I know that Sherwood Smith, in her Inda series, has been working with true omniscient POV (as opposed to multiple-third, which is relatively common in sweeping epic stories.)
|Date:||March 9th, 2010 02:44 pm (UTC)|| |
So I'm reading kids' books with my kids these days, and Lemony Snicket has started a trend of chatty omniscient narrators that I strongly dislike. This Book Is Not Good For You
(by "Pseudonymous Bosch," alas) has a paranoid narrator who accuses the reader of trying to poison him/her, but who is omniscient within the overtly fictional narrative.
Snicket/Daniel Handler, BTW, apparently
wrote an "incest opera"
, which mixed Jewish mythology with modern sexuality.
And he's a fan of C. S. Lewis. Not sure what to make of that.
Yay for Snicket! Great trend.
Of course it's not really new to kids coming from Lewis, Tolkien, Pullman (not chatty) -- and Terry Pratchett (very chatty!).
The more chatty, the more complicated grammar you can sneak in.
you know, I don't have anything against chatty narrators per se: George MacDonald Frazer and Laurence Sterne are brilliant at it. I guess I just don't like Snicket's voice.
That said, apparently his commentary track on the SOUE movie DVD is hilarious.

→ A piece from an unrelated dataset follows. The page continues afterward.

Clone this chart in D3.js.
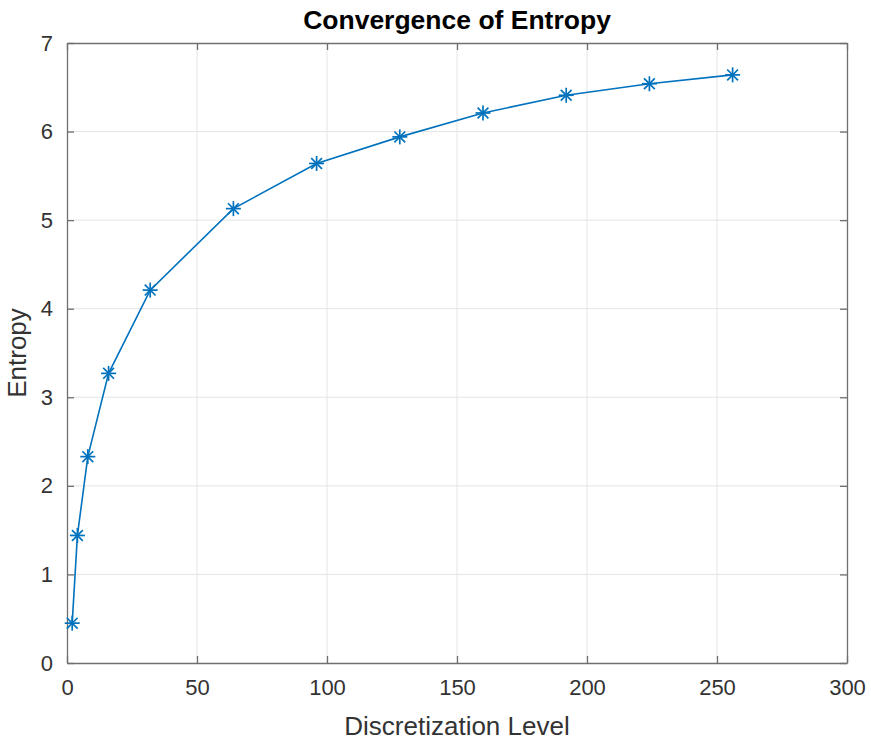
<!DOCTYPE html>
<html>
<head>
<meta charset="utf-8">
<script src="https://cdn.jsdelivr.net/npm/d3@7"></script>
<style>
  html, body { margin: 0; padding: 0; background: #fff; }
  svg { display: block; }
  text { font-family: "Liberation Sans", Arial, Helvetica, sans-serif; }
</style>
</head>
<body>
<svg id="chart" width="871" height="743"></svg>
<script>
// ---- data ----
const levels = [2, 4, 8, 16, 32, 64, 96, 128, 160, 192, 224, 256];
const entropy = [0.45, 1.44, 2.33, 3.27, 4.21, 5.13, 5.64, 5.94, 6.21, 6.41, 6.54, 6.64];
const xTicks = [0, 50, 100, 150, 200, 250, 300];
const yTicks = [0, 1, 2, 3, 4, 5, 6, 7];
const titleText = "Convergence of Entropy";
const xLabelText = "Discretization Level";
const yLabelText = "Entropy";

// ---- layout ----
const W = 871, H = 743;
const L = 67, R = 847, T = 43, B = 663;
const svg = d3.select("#chart");

const x = d3.scaleLinear().domain([0, 300]).range([L, R]);
const y = d3.scaleLinear().domain([0, 7]).range([B, T]);

const axisColor = "#6f6f6f";
const textColor = "#333333";
const gridColor = "#e4e4e4";
const lineColor = "#0072BD";
const tickLen = 7;

// grid
const grid = svg.append("g");
grid.selectAll(".gx").data(xTicks.slice(1, -1)).join("line")
  .attr("x1", d => x(d)).attr("x2", d => x(d))
  .attr("y1", T).attr("y2", B)
  .attr("stroke", gridColor).attr("stroke-width", 1);
grid.selectAll(".gy").data(yTicks.slice(1, -1)).join("line")
  .attr("x1", L).attr("x2", R)
  .attr("y1", d => y(d)).attr("y2", d => y(d))
  .attr("stroke", gridColor).attr("stroke-width", 1);

// axes via d3 axis (inward ticks)
const fmt = d3.format("d");
const xAxisB = d3.axisBottom(x).tickValues(xTicks).tickFormat(fmt).tickSizeInner(-tickLen).tickSizeOuter(0).tickPadding(16);
const yAxisL = d3.axisLeft(y).tickValues(yTicks).tickFormat(fmt).tickSizeInner(-tickLen).tickSizeOuter(0).tickPadding(14);
const xAxisT = d3.axisTop(x).tickValues(xTicks).tickSizeInner(-tickLen).tickSizeOuter(0).tickFormat("");
const yAxisR = d3.axisRight(y).tickValues(yTicks).tickSizeInner(-tickLen).tickSizeOuter(0).tickFormat("");

function styleAxis(g) {
  g.select(".domain").attr("stroke", axisColor).attr("stroke-width", 1.3);
  g.selectAll(".tick line").attr("stroke", axisColor).attr("stroke-width", 1.3);
  g.selectAll(".tick text").attr("fill", textColor)
    .style("font-size", "22px").style("font-family", "'Liberation Sans', Arial, sans-serif");
}

svg.append("g").attr("transform", `translate(0,${B})`).call(xAxisB).call(styleAxis);
svg.append("g").attr("transform", `translate(${L},0)`).call(yAxisL).call(styleAxis);
svg.append("g").attr("transform", `translate(0,${T})`).call(xAxisT).call(styleAxis);
svg.append("g").attr("transform", `translate(${R},0)`).call(yAxisR).call(styleAxis);

// line
const lineGen = d3.line().x((d, i) => x(levels[i])).y(d => y(d));
svg.append("path").datum(entropy)
  .attr("d", lineGen)
  .attr("fill", "none")
  .attr("stroke", lineColor)
  .attr("stroke-width", 1.6);

// asterisk markers
const ms = 7.5;
const marks = svg.append("g").selectAll("g").data(entropy).join("g")
  .attr("transform", (d, i) => `translate(${x(levels[i])},${y(d)})`);
const arms = [[-ms, 0, ms, 0], [0, -ms, 0, ms], [-ms * 0.72, -ms * 0.72, ms * 0.72, ms * 0.72], [-ms * 0.72, ms * 0.72, ms * 0.72, -ms * 0.72]];
arms.forEach(a => {
  marks.append("line")
    .attr("x1", a[0]).attr("y1", a[1]).attr("x2", a[2]).attr("y2", a[3])
    .attr("stroke", lineColor).attr("stroke-width", 1.7);
});

// title & labels
svg.append("text")
  .attr("x", (L + R) / 2).attr("y", 29)
  .attr("text-anchor", "middle")
  .style("font-size", "26.5px").style("font-weight", "bold")
  .attr("fill", "#000")
  .text(titleText);

svg.append("text")
  .attr("x", (L + R) / 2).attr("y", 735)
  .attr("text-anchor", "middle")
  .style("font-size", "26px")
  .attr("fill", textColor)
  .text(xLabelText);

svg.append("text")
  .attr("transform", `translate(26,${(T + B) / 2}) rotate(-90)`)
  .attr("text-anchor", "middle")
  .style("font-size", "26px")
  .attr("fill", textColor)
  .text(yLabelText);
</script>
</body>
</html>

Omniscient means that the narrator - implicit or explicit - knows things the characters don't and puts them on the page, often with comment. Good omniscient is a joy to read; sloppy omniscient comes across as headhopping (though genre Romance seems not to mind it at all).
Many tight viewpoints ('multiple third') doth not omni make.
There's also first person omniscient, which happens in the form of 'as someone told me later, back at the ranch' - it's first person, but told after the fact, and putting in events the character didn't know at the time, or including 'I was stupid enough to believe this at the time' etc.
Personally I feel that doing omni well is difficult - you need to build the narrating personality, at least in your own head, and keep it consistent - and there's more to keep in mind. It's probably best suited to writers who have a very strong voice.
Hm. 'Strong' is not the first word I'd have chosen for Emma Lathen's omni voice, or Arthur Ransome's, or L. Frank Baum's, or Manning Coles'.
Solid prose, sound -- but certainly not loud or distinctive.
Is there a useful distinction between "first person omniscient" and "first person better-informed"? It's possible for a narrator to get more information than they had during the action of the story without knowing everything relevant.
That is a hair I will not split ;-)
I think there's a definitive continuum there, exactly how much the narrator knows, but I feel that the kind of first person who looks back on events, and who knows things that they could not have known in the moment is closer to omnniscient than it is to tight third/in-the-moment first, where you only put on the page things the viewpoint character knows.
'Omniscient' does not mean 'knows everything'. Well, it does if you take it literally, but not literarily - again, there's a spectrum. I use the term mainly to distinguish it from tight third (whether singular or multiple) - as soon as you describe events or give a non-POV character's thoughts, you have omni. You may have only a few diversions (the famous fox in LOTR), or the omniscient narrator may be able to delve into the minds of everything and everybody. It may be a narrator with a frame story whose knowledge it limited - or it may be a truly god-like voice that knows, potentially, _everything_.
And I think at this point the whole thing gets diverse enough that trying to classify it is probably pretty futile.
Well, an example of 'first person better informed' would be Darley's first two volumes of THE AXEXANDRIA QUARTET (ie JUSTINE and BALTHAZAR). When he got more information about what had been going on, he retold the story incorporating it.
Iirc the third volume, without Darley as narrator, just a conventional third person voice, was regular omni.
At the moment I can't think of a good example of first person omni (ie all told looking back from the very end point) though I'm sure there are some.
I think it's a useful distinction, but there are a lot of points along that continuum.